For more than a year, as drought spread across the Northeast, agricultural fields went parched, crops withered, wells ran dry. During the worst drought since the 1960s, irrigated farms in the Northeast suffered crop losses of up to 35 percent; for unirrigated farms, field crops and pasturage losses hit as high as 90 percent across the 12 states in the region.
The drought – which started in April 2016 – was declared officially over this month, but its financial impacts may last much longer.
“This drought had a big impact on agriculture, especially as it struck right during the growing season,” said Jessica Spaccio ’04, climatologist with Cornell’s Northeast Regional Climate Center (NRCC). “Being in the Northeast, water is usually plentiful, so there aren’t a lot of irrigation systems in place like in California where droughts are common.”
For 35 years, the NRCC, housed in the College of Agriculture and Life Sciences, has been helping farmers and policymakers adapt to the weather. Led by director Art DeGaetano, professor in the Department of Earth and Atmospheric Sciences, the NRCC monitors climatic conditions and shares the information with the public, part of its mission to inform and apply climate research for economic efficiency and the public interest.
Because scientists anticipate climate change will cause an increase in extreme weather, including more frequent flooding and droughts, the work of the NRCC is proving even more indispensable, according to DeGaetano.
Mission to serve
The NRCC bridges information between national agencies like the U.S. Drought Monitor and the U.S. Geological Survey, and the public and private stakeholders whose livelihoods depend on having access to reliable climate data.
For example, the Drought Monitor creates the standards and designations for drought categories nationwide, and USGS monitors groundwater wells to see whether precipitation is restoring underground aquifers or running off into lakes and streams.
The climatologists at the NRCC – Spaccio, Samantha Borisoff and Keith Eggleston – take that data and translate it for individuals, businesses and government agencies who have problems to solve.
“We take phone calls and emails from anyone who has a question related to climate data,” said Spaccio. “This could be anything from someone at a law firm or an insurance agency dealing with a claim for an accident on a slippery road, to someone at another university doing research, to someone in the agriculture community looking at manure storage, to health agencies working on mosquito control.”
The NRCC partners with groups across Cornell to aid research and develop products to meet extension needs. The NRCC maintains ongoing collaborations with the New York State Integrated Pest Management Program, the New York State Water Resources Institute, the Cornell Institute for Climate Smart Solutions and others.
Responding to drought
An unusually mild winter in early 2016 left snowpacks in the Northeast far below average. As spring came, elevated temperatures and reduced rain stressed plants at the start of the growing season. By July, the New York Department of Environmental Conservation put the entire state on drought watch, and many counties in the hard-hit Finger Lakes and western New York regions were declared natural disaster areas.

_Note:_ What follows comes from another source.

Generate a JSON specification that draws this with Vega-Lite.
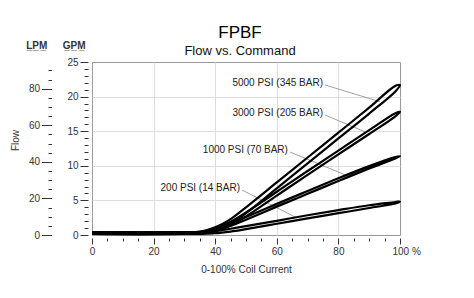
{
  "$schema": "https://vega.github.io/schema/vega-lite/v6.json",
  "width": 308,
  "height": 173,
  "autosize": {"type": "none"},
  "padding": {"left": 92, "top": 62, "right": 74, "bottom": 63},
  "title": {
    "text": "FPBF",
    "subtitle": "Flow vs. Command",
    "font": "Liberation Sans",
    "fontSize": 17,
    "fontWeight": "normal",
    "color": "#000",
    "subtitleFont": "Liberation Sans",
    "subtitleFontSize": 13,
    "subtitleColor": "#111",
    "subtitlePadding": 3,
    "anchor": "middle",
    "frame": "group",
    "dx": -6,
    "offset": -18
  },
  "config": {
    "view": {"stroke": "#999", "strokeWidth": 1},
    "font": "Liberation Sans",
    "axis": {
      "labelFont": "Liberation Sans",
      "titleFont": "Liberation Sans",
      "labelFontSize": 10,
      "titleFontSize": 10,
      "labelColor": "#333",
      "titleColor": "#333",
      "tickColor": "#333",
      "domain": false,
      "gridColor": "#ddd",
      "titleFontWeight": "normal",
      "labelOverlap": false,
      "labelFlush": false
    }
  },
  "datasets": {
    "curves": [
      {"c": "5000", "o": 1, "x": 0, "y": 0.15},
      {"c": "5000", "o": 2, "x": 30, "y": 0.15},
      {"c": "5000", "o": 3, "x": 35, "y": 0.2},
      {"c": "5000", "o": 4, "x": 40, "y": 0.6},
      {"c": "5000", "o": 5, "x": 45, "y": 1.6},
      {"c": "5000", "o": 6, "x": 50, "y": 3.15},
      {"c": "5000", "o": 7, "x": 60, "y": 6.75},
      {"c": "5000", "o": 8, "x": 70, "y": 10.35},
      {"c": "5000", "o": 9, "x": 80, "y": 13.95},
      {"c": "5000", "o": 10, "x": 90, "y": 17.55},
      {"c": "5000", "o": 11, "x": 98.5, "y": 20.75},
      {"c": "5000", "o": 12, "x": 100, "y": 21.65},
      {"c": "5000", "o": 13, "x": 98.5, "y": 21.55},
      {"c": "5000", "o": 14, "x": 90, "y": 18.4},
      {"c": "5000", "o": 15, "x": 80, "y": 14.8},
      {"c": "5000", "o": 16, "x": 70, "y": 11.2},
      {"c": "5000", "o": 17, "x": 60, "y": 7.6},
      {"c": "5000", "o": 18, "x": 50, "y": 4.0},
      {"c": "5000", "o": 19, "x": 45, "y": 2.3},
      {"c": "5000", "o": 20, "x": 40, "y": 1.1},
      {"c": "5000", "o": 21, "x": 35, "y": 0.45},
      {"c": "5000", "o": 22, "x": 30, "y": 0.38},
      {"c": "5000", "o": 23, "x": 0, "y": 0.38},

      {"c": "3000", "o": 1, "x": 0, "y": 0.15},
      {"c": "3000", "o": 2, "x": 30, "y": 0.15},
      {"c": "3000", "o": 3, "x": 35, "y": 0.2},
      {"c": "3000", "o": 4, "x": 40, "y": 0.55},
      {"c": "3000", "o": 5, "x": 45, "y": 1.4},
      {"c": "3000", "o": 6, "x": 50, "y": 2.7},
      {"c": "3000", "o": 7, "x": 60, "y": 5.7},
      {"c": "3000", "o": 8, "x": 70, "y": 8.7},
      {"c": "3000", "o": 9, "x": 80, "y": 11.65},
      {"c": "3000", "o": 10, "x": 90, "y": 14.6},
      {"c": "3000", "o": 11, "x": 98.5, "y": 17.15},
      {"c": "3000", "o": 12, "x": 100, "y": 17.8},
      {"c": "3000", "o": 13, "x": 98.5, "y": 17.6},
      {"c": "3000", "o": 14, "x": 90, "y": 15.15},
      {"c": "3000", "o": 15, "x": 80, "y": 12.2},
      {"c": "3000", "o": 16, "x": 70, "y": 9.25},
      {"c": "3000", "o": 17, "x": 60, "y": 6.25},
      {"c": "3000", "o": 18, "x": 50, "y": 3.25},
      {"c": "3000", "o": 19, "x": 45, "y": 1.9},
      {"c": "3000", "o": 20, "x": 40, "y": 0.95},
      {"c": "3000", "o": 21, "x": 35, "y": 0.45},
      {"c": "3000", "o": 22, "x": 30, "y": 0.38},
      {"c": "3000", "o": 23, "x": 0, "y": 0.38},

      {"c": "1000", "o": 1, "x": 0, "y": 0.15},
      {"c": "1000", "o": 2, "x": 30, "y": 0.15},
      {"c": "1000", "o": 3, "x": 35, "y": 0.2},
      {"c": "1000", "o": 4, "x": 40, "y": 0.55},
      {"c": "1000", "o": 5, "x": 45, "y": 1.3},
      {"c": "1000", "o": 6, "x": 50, "y": 2.2},
      {"c": "1000", "o": 7, "x": 60, "y": 4.1},
      {"c": "1000", "o": 8, "x": 70, "y": 5.95},
      {"c": "1000", "o": 9, "x": 80, "y": 7.8},
      {"c": "1000", "o": 10, "x": 90, "y": 9.6},
      {"c": "1000", "o": 11, "x": 98.5, "y": 11.05},
      {"c": "1000", "o": 12, "x": 100, "y": 11.4},
      {"c": "1000", "o": 13, "x": 98.5, "y": 11.25},
      {"c": "1000", "o": 14, "x": 90, "y": 9.95},
      {"c": "1000", "o": 15, "x": 80, "y": 8.2},
      {"c": "1000", "o": 16, "x": 70, "y": 6.35},
      {"c": "1000", "o": 17, "x": 60, "y": 4.5},
      {"c": "1000", "o": 18, "x": 50, "y": 2.6},
      {"c": "1000", "o": 19, "x": 45, "y": 1.7},
      {"c": "1000", "o": 20, "x": 40, "y": 0.9},
      {"c": "1000", "o": 21, "x": 35, "y": 0.45},
      {"c": "1000", "o": 22, "x": 30, "y": 0.38},
      {"c": "1000", "o": 23, "x": 0, "y": 0.38},

      {"c": "200", "o": 1, "x": 0, "y": 0.15},
      {"c": "200", "o": 2, "x": 30, "y": 0.15},
      {"c": "200", "o": 3, "x": 35, "y": 0.17},
      {"c": "200", "o": 4, "x": 40, "y": 0.25},
      {"c": "200", "o": 5, "x": 45, "y": 0.5},
      {"c": "200", "o": 6, "x": 50, "y": 0.85},
      {"c": "200", "o": 7, "x": 60, "y": 1.62},
      {"c": "200", "o": 8, "x": 70, "y": 2.4},
      {"c": "200", "o": 9, "x": 80, "y": 3.15},
      {"c": "200", "o": 10, "x": 90, "y": 3.9},
      {"c": "200", "o": 11, "x": 98.5, "y": 4.55},
      {"c": "200", "o": 12, "x": 100, "y": 4.85},
      {"c": "200", "o": 13, "x": 98.5, "y": 4.75},
      {"c": "200", "o": 14, "x": 90, "y": 4.3},
      {"c": "200", "o": 15, "x": 80, "y": 3.6},
      {"c": "200", "o": 16, "x": 70, "y": 2.85},
      {"c": "200", "o": 17, "x": 60, "y": 2.05},
      {"c": "200", "o": 18, "x": 50, "y": 1.28},
      {"c": "200", "o": 19, "x": 45, "y": 0.9},
      {"c": "200", "o": 20, "x": 40, "y": 0.55},
      {"c": "200", "o": 21, "x": 35, "y": 0.42},
      {"c": "200", "o": 22, "x": 30, "y": 0.38},
      {"c": "200", "o": 23, "x": 0, "y": 0.38}
    ],
    "labels": [
      {"t": "5000 PSI (345 BAR)", "x": 75.0, "y": 21.92, "x1": 75.65, "y1": 21.68, "x2": 93.5, "y2": 19.26},
      {"t": "3000 PSI (205 BAR)", "x": 75.0, "y": 17.59, "x1": 75.65, "y1": 17.34, "x2": 89.0, "y2": 14.85},
      {"t": "1000 PSI (70 BAR)", "x": 63.6, "y": 12.28, "x1": 64.3, "y1": 11.99, "x2": 82.7, "y2": 8.6},
      {"t": "200 PSI (14 BAR)", "x": 48.05, "y": 6.75, "x1": 48.7, "y1": 6.5, "x2": 66.4, "y2": 2.5}
    ]
  },
  "layer": [
    {
      "data": {"name": "labels"},
      "mark": {"type": "rule", "color": "#888", "strokeWidth": 0.8},
      "encoding": {
        "x": {"field": "x1", "type": "quantitative", "scale": {"domain": [0, 100], "nice": false}, "axis": null},
        "y": {
          "field": "y1", "type": "quantitative", "scale": {"domain": [0, 25], "nice": false},
          "axis": {
            "orient": "left", "offset": 40.5, "ticks": false, "labels": false, "grid": false,
            "title": "Flow", "titleX": -36.5, "titleY": 78, "titleAngle": -90,
            "titleAlign": "center", "titleBaseline": "middle", "titleFontSize": 10, "titleColor": "#333"
          }
        },
        "x2": {"field": "x2"},
        "y2": {"field": "y2"}
      }
    },
    {
      "data": {"name": "labels"},
      "mark": {"type": "text", "align": "right", "baseline": "middle", "fontSize": 10, "font": "Liberation Sans", "color": "#222"},
      "encoding": {
        "x": {"field": "x", "type": "quantitative", "scale": {"domain": [0, 100], "nice": false}, "axis": null},
        "y": {
          "field": "y", "type": "quantitative", "scale": {"domain": [0, 25], "nice": false},
          "axis": {
            "orient": "left", "offset": 40.5, "grid": false,
            "values": [0, 1.3209, 2.6417, 3.9626, 5.2834, 6.6043, 7.9252, 9.2460, 10.5669, 11.8877, 13.2086, 14.5295, 15.8503, 17.1712, 18.4920, 19.8129, 21.1338, 22.4546, 23.7755, 25.0964],
            "tickSize": {"condition": {"test": "round(datum.value*3.78541) % 20 === 0", "value": 10}, "value": 3.5},
            "labelExpr": "round(datum.value*3.78541) % 20 === 0 ? format(round(datum.value*3.78541), 'd') : ''",
            "labelPadding": 2,
            "title": "L̲P̲M̲", "titleAngle": 0, "titleX": -15.2, "titleY": -16.3,
            "titleAlign": "center", "titleBaseline": "middle", "titleFontWeight": "bold", "titleFontSize": 10, "titleColor": "#333"
          }
        },
        "text": {"field": "t"}
      }
    },
    {
      "data": {"name": "curves"},
      "mark": {"type": "line", "color": "#000", "strokeWidth": 2.2, "interpolate": "catmull-rom"},
      "encoding": {
        "x": {
          "field": "x", "type": "quantitative", "scale": {"domain": [0, 100], "nice": false},
          "axis": {
            "values": [0, 5, 10, 15, 20, 25, 30, 35, 40, 45, 50, 55, 60, 65, 70, 75, 80, 85, 90, 95, 100],
            "offset": 3,
            "tickSize": {"condition": {"test": "datum.value % 20 === 0", "value": 6}, "value": 3},
            "labelExpr": "datum.value % 20 === 0 ? (datum.value === 100 ? '100 %' : datum.label) : ''",
            "labelAlign": {"condition": {"test": "datum.value === 100", "value": "left"}, "value": "center"},
            "labelOffset": {"condition": {"test": "datum.value === 100", "value": -8}, "value": 0},
            "labelPadding": 2,
            "grid": true,
            "gridOpacity": {"condition": {"test": "datum.value % 20 === 0 && datum.value > 0 && datum.value < 100", "value": 1}, "value": 0},
            "title": "0-100% Coil Current", "titlePadding": 8
          }
        },
        "y": {
          "field": "y", "type": "quantitative", "scale": {"domain": [0, 25], "nice": false},
          "axis": {
            "orient": "left", "offset": 4,
            "values": [0, 1, 2, 3, 4, 5, 6, 7, 8, 9, 10, 11, 12, 13, 14, 15, 16, 17, 18, 19, 20, 21, 22, 23, 24, 25],
            "tickSize": {"condition": {"test": "datum.value % 5 === 0", "value": 8}, "value": 4},
            "labelExpr": "datum.value % 5 === 0 ? datum.label : ''",
            "labelPadding": 2,
            "grid": true,
            "gridOpacity": {"condition": {"test": "datum.value % 5 === 0 && datum.value > 0 && datum.value < 25", "value": 1}, "value": 0},
            "title": "G̲P̲M̲", "titleAngle": 0, "titleX": -14.3, "titleY": -16.3,
            "titleAlign": "center", "titleBaseline": "middle", "titleFontWeight": "bold", "titleFontSize": 10, "titleColor": "#333"
          }
        },
        "detail": {"field": "c"},
        "order": {"field": "o", "type": "quantitative"}
      }
    }
  ],
  "resolve": {"axis": {"x": "independent", "y": "independent"}}
}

NRCC climatologists hold weekly phone calls with Cornell Cooperative Extension agents throughout the growing season. During the height of the drought, this network of experts worked to ease the drought’s impact on farmers.
“The drought was a good test for the climate center,” said DeGaetano. “It demonstrated the staff’s nimbleness in designing and implementing new and expanded websites, coordinating and developing workshops and webinars, and distributing frequent updates to stakeholders concerned with the drought’s status.”
Working with Cornell’s Climate Smart Farming group, the NRCC helped create a tool called the Water Deficit Calculator, which gave farmers estimates of the soil water content accessible by crops.
“Part of the work we do is focused on helping people prepare so they can respond more effectively to whatever the weather is going to do,” Borisoff said. “Another part is providing context. When people are struggling and crops are failing, we can say, ‘Yes, it is really bad. It’s the worst drought we’ve had since the 1960s.’”
The drought was just as severe in some parts of Massachusetts, Connecticut and New Hampshire. Some municipalities placed restrictions on water use, while people on private wells saw their water run dry.
“Fisheries folks were concerned – the water levels in certain parts of rivers were so low that fish were getting stuck and a few rivers had to be closed to fishing in order to protect the fish,” Borisoff said. “Firefighters were being impacted because the dry conditions led to fires that were harder to put out.”
In the aftermath of the worst drought in 50 years, climatologists across the Northeast are working to figure out how they can improve response to the next drought. This could include improving top-down communications, such as creating a drought early warning system, as well as strengthening bottom-up information sharing, such as crowd-sourcing water data from farmers and people on private wells.
“We expect with climate change to see these short-term droughts occur more often,” Spaccio said. “All it takes is one season, and especially when it hits during the growing season, to have big impacts.”
Krisy Gashler is a freelance writer for the College of Agriculture and Life Sciences.